According to Bloomberg, 19 of the Dow’s 30 members have announced their results so far in the Q1 reporting round, and, on average, profits have been up 18.4 percent. And while shares have been rising, they have not been keeping pace with the jump in profits, so that the average ratio between stated profits and market valuations, or historical pe, is now 17.7, against 22.5 last October when the index powered through the 12,000 barrier.
And yet the Dow run comes at a time of doubt.
The US economy is limping. The latest piece of official data – the so-called beige book – painted a slightly more rosy picture than had been expected. With it describing inflation and growth as moderate, speculation that the Fed will be lowering rates soon was encouraged, but even so doubts linger. The last data on the property market has shown only a mild improvement in new homes after February’s abysmal figures. In fact, sales of new homes were 23 percent down on March 2006, and the second worst month (after February 2007) since 2001.
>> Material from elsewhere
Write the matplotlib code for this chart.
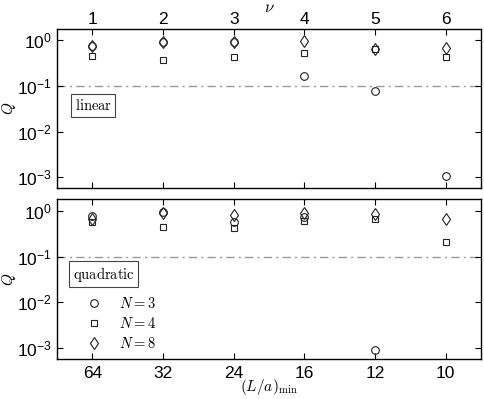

Capital Economics has taken various economic indicators and concluded that GDP growth slowed to a mere 1.5 percent in the first quarter, and will slow by even more in the next period.
But then again, the Dow has been helped by the falling dollar. According to Bloomberg, 41 percent of 2006 revenue enjoyed by the companies making up the Dow came from overseas. The US might be suffering, but the rest of the world isn’t, and that’s good news twice over for the big US exporters. It’s good because the markets the US sells to are booming; it’s good because the weak US economy is pulling down the dollar.
But if one was to cast the net wider than just the Dow, and look instead at the SP 500, things are nowhere near as impressive. This index still hasn’t passed the previous high set in 2000, and this despite 14 quarters that have seen average profit growth in double figures. But moving forward, it is thought average profit growth of SP companies will be much more modest, with Thomson Financial estimating overall first-quarter earnings growth of about seven percent, slightly better than expected, but well down on previous quarters.
Then there is the NASDAQ. At 2547, this index still hasn’t managed to reach half the level of 5132 seen on March 10th 2000.
In the past, stock market crashes seemed to come ahead of economic recessions. They were a sign of things to come. It seems more likely than not that the US will avoid recession this year – Alan Greenspan puts the chances at a third – but it is undeniable that the US economic machine is set to splutter. And yet the markets just keep on rising.
Is this a sign that corporate America is less reliant on Mr and Mrs American consumer, and is instead more in tune with the global economy, or is it a sign of irrational investors?